Brief: Interactive Map Displaying Poverty Data by Congressional District
Background
The Census Bureau released the data from its annual “American Community Survey” on Tuesday, September 28. The data are troubling to say the least.
We already learned on September 16 that one in seven Americans lived in poverty last year—the largest number since the Census started keeping count. We also saw that more than one in five kids lived in poverty in 2009, with dramatic racial and ethnic disparities.
The “American Community Survey” gives us a closer look at how these numbers break down in communities across the country. We often see these data broken down by county, but Half in Ten is today releasing an interactive map that displays the data by congressional district, with breakdowns by gender, race, and child poverty.
Why congressional districts?
The key question is not whether or not poverty is growing nationwide as a result of the Great Recession. It is.

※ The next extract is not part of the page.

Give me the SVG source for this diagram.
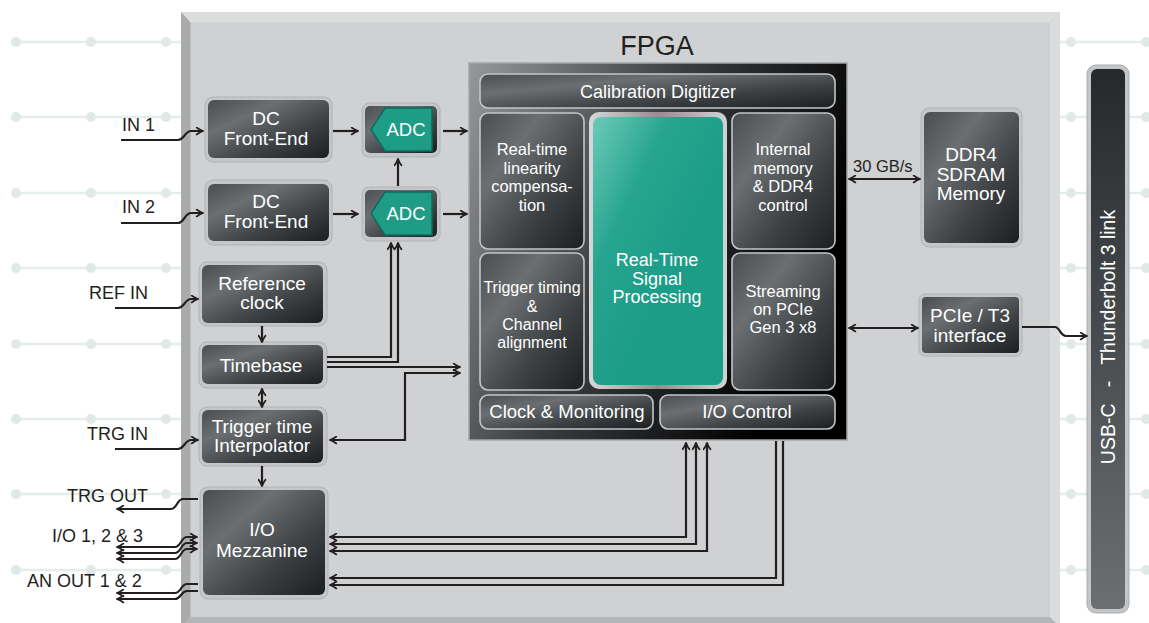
<svg xmlns="http://www.w3.org/2000/svg" width="1149" height="623" viewBox="0 0 1149 623">
<defs>
<linearGradient id="dk" x1="0" y1="0" x2="1" y2="1">
<stop offset="0" stop-color="#4a4e51"/><stop offset="0.3" stop-color="#6b6f72"/><stop offset="0.65" stop-color="#3d4144"/><stop offset="1" stop-color="#1c1f21"/>
</linearGradient>
<linearGradient id="frame" x1="0" y1="0" x2="1" y2="0.4">
<stop offset="0" stop-color="#96989a"/><stop offset="0.5" stop-color="#3a3c3e"/><stop offset="1" stop-color="#000"/>
</linearGradient>
<linearGradient id="teal" x1="0" y1="0" x2="0.6" y2="0.6">
<stop offset="0" stop-color="#6ccab9"/><stop offset="0.5" stop-color="#26a48e"/><stop offset="1" stop-color="#1c9d87"/>
</linearGradient>
<linearGradient id="silver" x1="0" y1="0" x2="1" y2="0">
<stop offset="0" stop-color="#d6d8da"/><stop offset="0.5" stop-color="#8d8f91"/><stop offset="1" stop-color="#d0d2d4"/>
</linearGradient>
<linearGradient id="tb" x1="0" y1="0" x2="0" y2="1">
<stop offset="0" stop-color="#26292b"/><stop offset="1" stop-color="#6c6f71"/>
</linearGradient>
<marker id="ah" viewBox="0 0 10 10" refX="9" refY="5" markerWidth="9" markerHeight="9" markerUnits="userSpaceOnUse" orient="auto-start-reverse">
<path d="M2,1.2 Q5,3.5 9,5 Q5,6.5 2,8.8" fill="none" stroke="#231f20" stroke-width="2" stroke-linecap="round"/>
</marker>
<style>
.bgl{stroke:#e6ecea;stroke-width:2.5;fill:none}
.bgd{fill:#e1e9e7}
.nb{fill:#c4c6c7;stroke:#b0b2b4;stroke-width:1}
.nd{fill:url(#dk)}
.cell{fill:url(#dk);stroke:#c3c5c7;stroke-width:1.6}
.t{font-family:"Liberation Sans",Arial,sans-serif;fill:#fff;text-anchor:middle;font-size:19px}
.ts{font-family:"Liberation Sans",Arial,sans-serif;fill:#fff;text-anchor:middle;font-size:16.5px}
.lb{font-family:"Liberation Sans",Arial,sans-serif;fill:#231f20;font-size:18px}
.w{fill:none;stroke:#231f20;stroke-width:2.2}
.a{marker-end:url(#ah)}
.b{marker-start:url(#ah);marker-end:url(#ah)}
</style>
</defs>
<rect width="1149" height="623" fill="#fff"/>
<g id="background">
<g class="bgl">
<path d="M16,42H181M16,117H181M16,193H181M16,268H181M16,344H181M16,419H181M16,494H181M16,570H181"/>
<path d="M1060,42H1149M1060,117H1149M1060,193H1149M1060,268H1149M1060,344H1149M1060,419H1149M1060,494H1149M1060,570H1149"/>
</g>
<g class="bgd">
<circle cx="16" cy="42" r="5"/><circle cx="91" cy="42" r="5"/><circle cx="166" cy="42" r="5"/>
<circle cx="16" cy="117" r="5"/><circle cx="91" cy="117" r="5"/><circle cx="166" cy="117" r="5"/>
<circle cx="16" cy="193" r="5"/><circle cx="91" cy="193" r="5"/><circle cx="166" cy="193" r="5"/>
<circle cx="16" cy="268" r="5"/><circle cx="91" cy="268" r="5"/><circle cx="166" cy="268" r="5"/>
<circle cx="16" cy="344" r="5"/><circle cx="91" cy="344" r="5"/><circle cx="166" cy="344" r="5"/>
<circle cx="16" cy="419" r="5"/><circle cx="91" cy="419" r="5"/><circle cx="166" cy="419" r="5"/>
<circle cx="16" cy="494" r="5"/><circle cx="91" cy="494" r="5"/><circle cx="166" cy="494" r="5"/>
<circle cx="16" cy="570" r="5"/><circle cx="91" cy="570" r="5"/><circle cx="166" cy="570" r="5"/>
<circle cx="1071" cy="42" r="5"/><circle cx="1146" cy="42" r="5"/>
<circle cx="1071" cy="117" r="5"/><circle cx="1146" cy="117" r="5"/>
<circle cx="1071" cy="193" r="5"/><circle cx="1146" cy="193" r="5"/>
<circle cx="1071" cy="268" r="5"/><circle cx="1146" cy="268" r="5"/>
<circle cx="1071" cy="344" r="5"/><circle cx="1146" cy="344" r="5"/>
<circle cx="1071" cy="419" r="5"/><circle cx="1146" cy="419" r="5"/>
<circle cx="1071" cy="494" r="5"/><circle cx="1146" cy="494" r="5"/>
<circle cx="1071" cy="570" r="5"/><circle cx="1146" cy="570" r="5"/>
</g>
</g>
<g id="fpga-board">
<rect x="181" y="12" width="879" height="615" fill="#d0d1d3"/>
<polygon points="181,12 1060,12 1050,22.5 190.5,22.5" fill="#dcdddd"/>
<polygon points="181,12 190.5,22.5 190.5,617 181,627" fill="#a9abad"/>
<polygon points="1060,12 1060,627 1050,617 1050,22.5" fill="#dbdcdd"/>
<polygon points="190.5,617 1050,617 1060,627 181,627" fill="#b4b5b7"/>
<text x="657" y="55" class="lb" style="font-size:27px;text-anchor:middle">FPGA</text>
</g>
<g id="fpga-core">
<rect x="469" y="63" width="378" height="377" fill="url(#frame)" stroke="#a3a5a7" stroke-width="1.5"/>
<g id="calib"><rect class="cell" x="480" y="74" width="355" height="34" rx="8"/><text class="t" style="font-size:18px" x="658" y="98">Calibration Digitizer</text></g>
<g id="linearity"><rect class="cell" x="480" y="113" width="104" height="136" rx="8"/>
<text class="ts" x="532"><tspan x="532" y="155">Real-time</tspan><tspan x="532" y="174">linearity</tspan><tspan x="532" y="192">compensa-</tspan><tspan x="532" y="211">tion</tspan></text></g>
<g id="dsp"><rect x="589" y="112" width="138" height="277" rx="10" fill="url(#silver)"/><rect x="593" y="117" width="130" height="268" rx="8" fill="url(#teal)"/>
<text class="t" style="font-size:18px" x="657"><tspan x="657" y="266">Real-Time</tspan><tspan x="657" y="285">Signal</tspan><tspan x="657" y="303">Processing</tspan></text></g>
<g id="intmem"><rect class="cell" x="732" y="113" width="103" height="136" rx="8"/>
<text class="ts" x="783"><tspan x="783" y="155">Internal</tspan><tspan x="783" y="174">memory</tspan><tspan x="783" y="192">&amp; DDR4</tspan><tspan x="783" y="211">control</tspan></text></g>
<g id="trigtiming"><rect class="cell" x="480" y="253" width="104" height="137" rx="8"/>
<text class="ts" style="font-size:16px" x="532"><tspan x="532" y="293">Trigger timing</tspan><tspan x="532" y="312">&amp;</tspan><tspan x="532" y="330">Channel</tspan><tspan x="532" y="348">alignment</tspan></text></g>
<g id="streaming"><rect class="cell" x="732" y="253" width="103" height="137" rx="8"/>
<text class="ts" x="783"><tspan x="783" y="297">Streaming</tspan><tspan x="783" y="315">on PCIe</tspan><tspan x="783" y="333">Gen 3 x8</tspan></text></g>
<g id="clockmon"><rect class="cell" x="480" y="395" width="173" height="34" rx="8"/><text class="t" style="font-size:18.5px" x="567" y="418">Clock &amp; Monitoring</text></g>
<g id="iocontrol"><rect class="cell" x="660" y="395" width="175" height="34" rx="8"/><text class="t" style="font-size:18.5px" x="747" y="418">I/O Control</text></g>
</g>
<g id="dc1"><rect class="nb" x="205" y="97" width="127" height="65" rx="8"/><rect class="nd" x="208" y="100" width="121" height="58" rx="6"/>
<text class="t" x="266"><tspan x="266" y="125">DC</tspan><tspan x="266" y="145">Front-End</tspan></text></g>
<g id="dc2"><rect class="nb" x="205" y="180" width="127" height="65" rx="8"/><rect class="nd" x="208" y="184" width="121" height="57" rx="6"/>
<text class="t" x="266"><tspan x="266" y="208">DC</tspan><tspan x="266" y="228">Front-End</tspan></text></g>
<g id="adc1"><rect class="nb" x="362" y="103" width="78" height="54" rx="7"/><rect class="nd" x="365" y="106" width="72" height="47" rx="5"/>
<polygon points="371,129.5 385,108 432,108 432,151 385,151" fill="#1f9c86" stroke="#0c6b5c" stroke-width="1.5"/>
<text class="t" style="font-size:18.5px" x="406" y="136">ADC</text></g>
<g id="adc2"><rect class="nb" x="362" y="187" width="78" height="54" rx="7"/><rect class="nd" x="365" y="190" width="72" height="47" rx="5"/>
<polygon points="371,213.5 385,192 432,192 432,235 385,235" fill="#1f9c86" stroke="#0c6b5c" stroke-width="1.5"/>
<text class="t" style="font-size:18.5px" x="406" y="220">ADC</text></g>
<g id="refclk"><rect class="nb" x="199" y="262" width="128" height="64" rx="8"/><rect class="nd" x="202" y="265" width="121" height="58" rx="6"/>
<text class="t" x="262"><tspan x="262" y="290">Reference</tspan><tspan x="262" y="309">clock</tspan></text></g>
<g id="timebase"><rect class="nb" x="199" y="342" width="128" height="46" rx="8"/><rect class="nd" x="202" y="345" width="121" height="39" rx="6"/>
<text class="t" x="261" y="372">Timebase</text></g>
<g id="interp"><rect class="nb" x="199" y="407" width="128" height="59" rx="8"/><rect class="nd" x="202" y="410" width="121" height="53" rx="6"/>
<text class="t" x="262"><tspan x="262" y="433">Trigger time</tspan><tspan x="262" y="452">Interpolator</tspan></text></g>
<g id="mezz"><rect class="nb" x="200" y="487" width="128" height="112" rx="8"/><rect class="nd" x="203" y="490" width="122" height="105" rx="6"/>
<text class="t" x="262"><tspan x="262" y="536">I/O</tspan><tspan x="262" y="557">Mezzanine</tspan></text></g>
<g id="ddr4"><rect class="nb" x="921" y="108" width="101" height="139" rx="8"/><rect class="nd" x="924" y="112" width="95" height="131" rx="6"/>
<text class="t" x="971"><tspan x="971" y="161">DDR4</tspan><tspan x="971" y="181">SDRAM</tspan><tspan x="971" y="200">Memory</tspan></text></g>
<g id="pcie"><rect class="nb" x="919" y="294" width="103" height="62" rx="6"/><rect class="nd" x="922" y="297" width="97" height="56" rx="4"/>
<text class="t" x="970"><tspan x="970" y="322">PCIe / T3</tspan><tspan x="970" y="342">interface</tspan></text></g>
<g id="thunderbolt"><rect x="1087" y="65" width="42" height="548" rx="9" fill="#c3c5c7" stroke="#a9abad" stroke-width="1"/><rect x="1091" y="69" width="34" height="540" rx="6" fill="url(#tb)"/>
<text class="t" xml:space="preserve" style="font-size:19.5px" transform="translate(1115,337) rotate(-90)" x="0" y="0">USB-C   -   Thunderbolt 3 link</text></g>
<g id="labels">
<text class="lb" x="122" y="131">IN 1</text>
<text class="lb" x="122" y="213">IN 2</text>
<text class="lb" x="89" y="299">REF IN</text>
<text class="lb" x="87" y="440">TRG IN</text>
<text class="lb" x="67" y="502">TRG OUT</text>
<text class="lb" x="52" y="542">I/O 1, 2 &amp; 3</text>
<text class="lb" x="27" y="587">AN OUT 1 &amp; 2</text>
<text class="lb" style="font-size:16.5px" x="853" y="172">30 GB/s</text>
</g>
<g id="connectors" class="w">
<path class="a" d="M121,140H178C184,140 185,131 191,131H203"/>
<path class="a" d="M121,223H178C184,223 185,213 191,213H203"/>
<path class="a" d="M115,308H178C184,308 185,299 191,299H198"/>
<path class="a" d="M115,449H178C184,449 185,440 191,440H198"/>
<path class="a" d="M198,499H183C177,499 177,509 171,509H117"/>
<path class="b" d="M197,537H187C181,537 181,547 175,547H117"/>
<path class="b" d="M197,543H187C181,543 181,553 175,553H117"/>
<path class="b" d="M197,549H187C181,549 181,559 175,559H117"/>
<path class="a" d="M198,584H187C181,584 181,593 175,593H117"/>
<path class="a" d="M198,591H187C181,591 181,599 175,599H117"/>
<path class="a" d="M333,131H358"/>
<path class="a" d="M333,214H358"/>
<path class="a" d="M443,131H467"/>
<path class="a" d="M443,214H467"/>
<path class="a" d="M398,186V159"/>
<path class="a" d="M327,357H391V243"/>
<path class="a" d="M327,362H398V243"/>
<path class="a" d="M327,367H460"/>
<path class="b" d="M330,440H405V373H460"/>
<path class="a" d="M262,326V342"/>
<path class="b" d="M262,389V407"/>
<path class="a" d="M262,466V486"/>
<path class="b" d="M330,537H686V443"/>
<path class="b" d="M330,544H696V443"/>
<path class="b" d="M330,551H707V443"/>
<path class="a" d="M776,441V578H330"/>
<path class="a" d="M783,441V585H330"/>
<path class="b" d="M849,179H920"/>
<path class="b" d="M849,328H918"/>
<path class="a" d="M1022,327H1055C1060,327 1060,336 1066,336H1087"/>
</g>
</svg>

These trends are affecting all kinds of districts, from rural Alabama to inner-city Philadelphia to the suburbs of Chicago. The question, then, is what we are going to do about it.
We need the right information to be informed and effective advocates for policies that connect families to decent-wage jobs, ensure there is an adequate safety net when people fall on hard times, and invest in children early on to ensure they grow up with every opportunity to achieve the American dream. When we write or petition our members of Congress to vote for job-creation policies that will lift up low-income communities or invest in vulnerable kids it’s important for us and for them to have a clear picture of what poverty looks like among their constituents.

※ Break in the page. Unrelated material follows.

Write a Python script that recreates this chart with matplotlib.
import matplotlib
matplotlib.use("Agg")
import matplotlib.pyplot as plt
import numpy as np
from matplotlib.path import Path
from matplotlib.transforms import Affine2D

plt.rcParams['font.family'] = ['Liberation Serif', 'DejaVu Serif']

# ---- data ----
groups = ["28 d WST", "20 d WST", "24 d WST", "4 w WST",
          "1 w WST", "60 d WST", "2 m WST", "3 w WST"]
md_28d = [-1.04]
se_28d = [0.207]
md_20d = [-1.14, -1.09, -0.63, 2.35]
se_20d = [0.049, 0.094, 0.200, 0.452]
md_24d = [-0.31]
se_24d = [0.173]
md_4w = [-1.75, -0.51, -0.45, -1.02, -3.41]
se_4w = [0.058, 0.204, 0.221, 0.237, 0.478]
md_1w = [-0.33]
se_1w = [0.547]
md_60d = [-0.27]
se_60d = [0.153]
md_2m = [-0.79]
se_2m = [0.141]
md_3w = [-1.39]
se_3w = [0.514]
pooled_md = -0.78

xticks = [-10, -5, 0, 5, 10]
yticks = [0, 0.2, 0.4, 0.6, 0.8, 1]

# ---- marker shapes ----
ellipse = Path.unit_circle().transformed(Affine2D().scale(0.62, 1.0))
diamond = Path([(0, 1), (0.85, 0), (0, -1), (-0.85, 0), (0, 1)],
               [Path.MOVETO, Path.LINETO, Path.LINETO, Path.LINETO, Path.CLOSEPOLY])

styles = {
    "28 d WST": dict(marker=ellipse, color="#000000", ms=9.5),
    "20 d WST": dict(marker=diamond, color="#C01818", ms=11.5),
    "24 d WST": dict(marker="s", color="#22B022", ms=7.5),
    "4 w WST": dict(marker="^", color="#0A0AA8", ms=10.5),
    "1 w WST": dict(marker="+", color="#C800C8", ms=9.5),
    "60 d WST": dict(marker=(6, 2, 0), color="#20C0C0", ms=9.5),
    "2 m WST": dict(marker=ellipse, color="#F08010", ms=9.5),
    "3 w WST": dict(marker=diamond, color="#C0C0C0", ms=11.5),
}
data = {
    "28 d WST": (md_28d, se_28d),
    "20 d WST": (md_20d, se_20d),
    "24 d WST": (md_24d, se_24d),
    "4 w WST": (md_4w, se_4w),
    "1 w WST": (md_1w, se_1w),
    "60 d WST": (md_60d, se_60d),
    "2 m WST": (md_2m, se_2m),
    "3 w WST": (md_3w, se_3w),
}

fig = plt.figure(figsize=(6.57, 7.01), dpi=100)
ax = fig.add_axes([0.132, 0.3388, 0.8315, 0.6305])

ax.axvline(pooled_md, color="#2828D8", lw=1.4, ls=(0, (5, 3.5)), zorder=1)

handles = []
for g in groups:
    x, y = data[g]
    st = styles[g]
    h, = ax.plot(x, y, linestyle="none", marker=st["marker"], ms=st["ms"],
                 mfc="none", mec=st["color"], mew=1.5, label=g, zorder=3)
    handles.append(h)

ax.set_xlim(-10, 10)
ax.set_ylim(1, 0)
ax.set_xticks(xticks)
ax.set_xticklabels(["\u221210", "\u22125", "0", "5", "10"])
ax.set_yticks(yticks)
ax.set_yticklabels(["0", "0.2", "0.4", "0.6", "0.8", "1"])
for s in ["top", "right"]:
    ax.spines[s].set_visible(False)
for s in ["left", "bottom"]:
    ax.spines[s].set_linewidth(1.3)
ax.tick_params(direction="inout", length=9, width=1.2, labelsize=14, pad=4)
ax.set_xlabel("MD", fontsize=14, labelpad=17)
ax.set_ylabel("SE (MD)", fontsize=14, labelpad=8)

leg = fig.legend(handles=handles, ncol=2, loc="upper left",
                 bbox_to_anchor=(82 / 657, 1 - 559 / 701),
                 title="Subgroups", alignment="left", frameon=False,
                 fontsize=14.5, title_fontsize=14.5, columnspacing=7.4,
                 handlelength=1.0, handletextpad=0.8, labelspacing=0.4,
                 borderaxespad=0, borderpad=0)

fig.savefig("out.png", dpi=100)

By presenting congressional data the map will offer lawmakers an important tool to understand poverty among their constituents, and provide analysts, advocates, community groups, individuals, and the media a closer look at how different types of districts are faring.

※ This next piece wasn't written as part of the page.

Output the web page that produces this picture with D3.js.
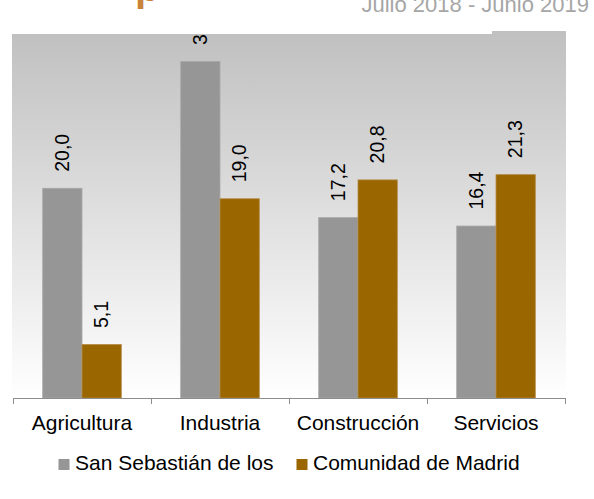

As the map illustrates, women, children, and people of color were particularly hard hit in 2009 in congressional districts across the country.
- One hundred and one congressional districts had a child poverty rate of 25 percent or more, and at least one-third of children experienced poverty in 32 districts.
- Of the 303 districts for which data are available at least one in three African Americans lived below the poverty line in 24 percent of districts. One in three Latinos lived in poverty in 15 percent of districts for which data are available.
- Only 25 districts had a sample size large enough to include Native Americans, but over half those districts had poverty rates for Native Americans upward of 30 percent.
We hope interested parties find these data helpful as they seek to reduce poverty and promote shared prosperity.